Jon Brown

No. 3, 2, 1
- Position: Placekicker

Personal information
- Born: December 7, 1992 (age 33) Clinton, Mississippi, U.S.
- Listed height: 5 ft 10 in (1.78 m)
- Listed weight: 194 lb (88 kg)

Career information
- College: Kentucky Louisville
- NFL draft: 2016: undrafted

Career history
- Cincinnati Bengals (2016–2018)*; San Francisco 49ers (2019)*; Jacksonville Jaguars (2020);
- * Offseason and/or practice squad member only

Career NFL statistics
- Field goals: 1
- Field goal attempts: 2
- Longest field goal: 31
- Stats at Pro Football Reference

= Jon Brown (American football) =

American football player (born 1992)

Jonathan Brown (born December 7, 1992) is an American former professional football player who was a placekicker in the National Football League (NFL). He played college football for the Louisville Cardinals.

== College career ==
Brown played college football and soccer for Kentucky and Louisville.

== Professional career ==
=== Cincinnati Bengals ===
On May 10, 2016, the Cincinnati Bengals signed Brown as an undrafted free agent. He was then waived by the team on August 30, 2016, and then later re-signed with the team on January 20, 2017. Brown was released by the Bengals again on August 1, 2017, but later was signed to the team's practice squad on December 28, 2017. He signed a reserve/future contract with the Bengals on January 1, 2018. Brown was waived by the Bengals on September 1, 2018.
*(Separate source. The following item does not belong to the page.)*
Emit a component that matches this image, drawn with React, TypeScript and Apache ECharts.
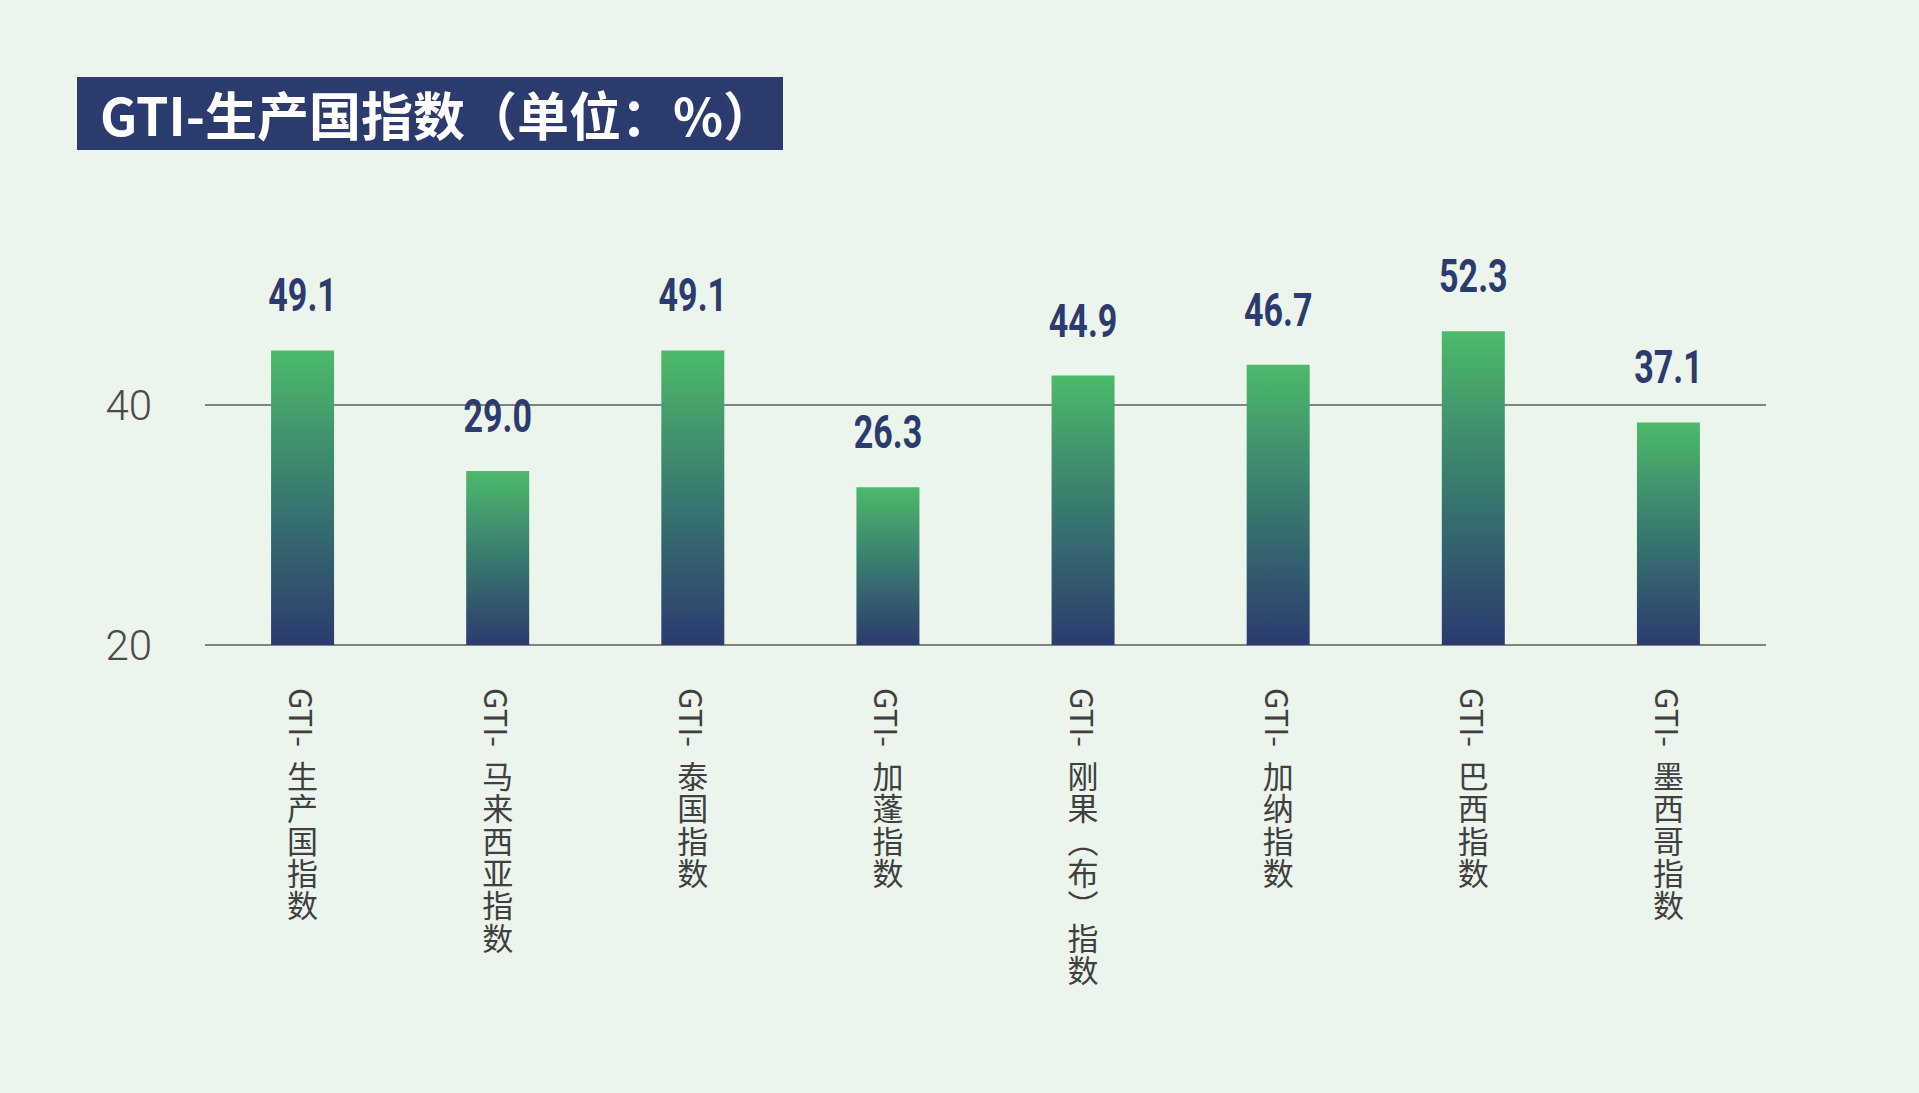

=== San Francisco 49ers ===
On March 8, 2019, the San Francisco 49ers signed Brown to a two-year contract. He was waived on July 23, 2019.

=== Jacksonville Jaguars ===
On December 31, 2019, he signed a reserve/future contract with the Jaguars. On April 28, 2020, Brown was waived by the Jaguars. He was signed to the team's practice squad on October 9, and promoted to the active roster on October 12. He made his NFL debut on October 18 and made one of two field goal attempts. Those kicks were his first attempted kicks of any type in American football at any level. He was the fifth kicker used by the Jaguars in the season which was an NFL record. He was waived on October 22 and re-signed to the practice squad two days later. He was released on November 23.